Was ist Ewigkeit? Etwas Benennbares, aber nicht Erfassbares, etwas ohne Anfang und ohne Ende, religiös oder naturwissenschaftlich konnotiert. Oder man nähert sich so an, wie der Philosoph Ludwig Wittgenstein in seinem Tractatus festhielt: „Wenn man unter Ewigkeit nicht unendliche Zeitdauer, sondern Unzeitlichkeit versteht, dann lebt der ewig, der in der Gegenwart lebt.“

Das auch privat verbundene Pianistenpaar Gülru/Schuch denkt bei „Eternity“ „an eine gefühlte Wahrheit“ und präzisiert „den Moment des Hörens, des Eintauchens in dieses Album als Teil der Ewigkeit zu erleben, das wollen wir mit ‚Eternity‘“. Vielleicht ist Ewigkeit der intensivst imaginierte Augenblick, etwas als unvergänglich Empfundenes, etwas, das sicher auch beim konzentrierten Hören von Musik erahnt werden kann.

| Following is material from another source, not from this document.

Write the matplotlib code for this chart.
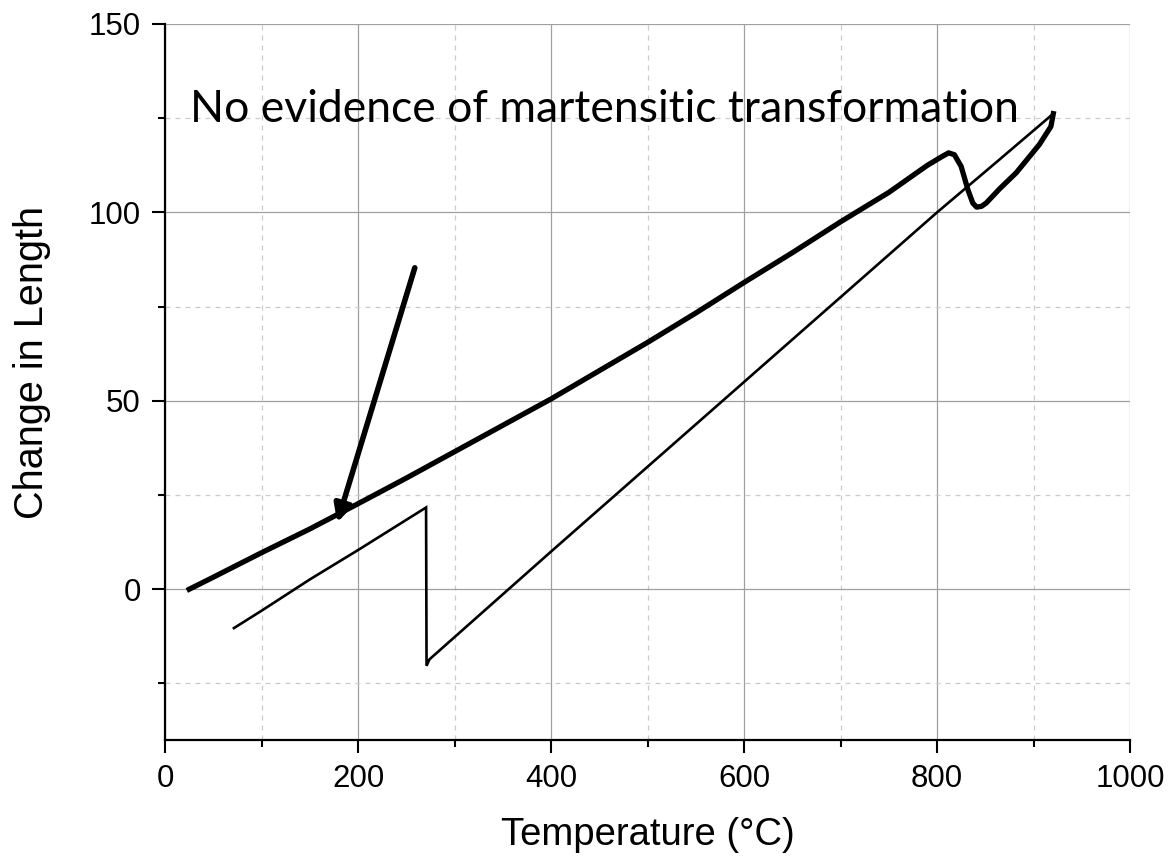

Ich höre das neue Album, vor allem die Ausschnitte aus Olivier Messiaens „Visions de l’Amen“ (1943) für zwei Klaviere und Beethovens Große Fuge in B-Dur Op. 134, in Beethovens eigenem, kurz vor seinem Tod erarbeiteten Arrangement des berühmten Streichquartettes für Klavier vierhändig und erinnere mich an die gelungene CD-Präsentation im Berliner Pianosalon Christophori am 7.3.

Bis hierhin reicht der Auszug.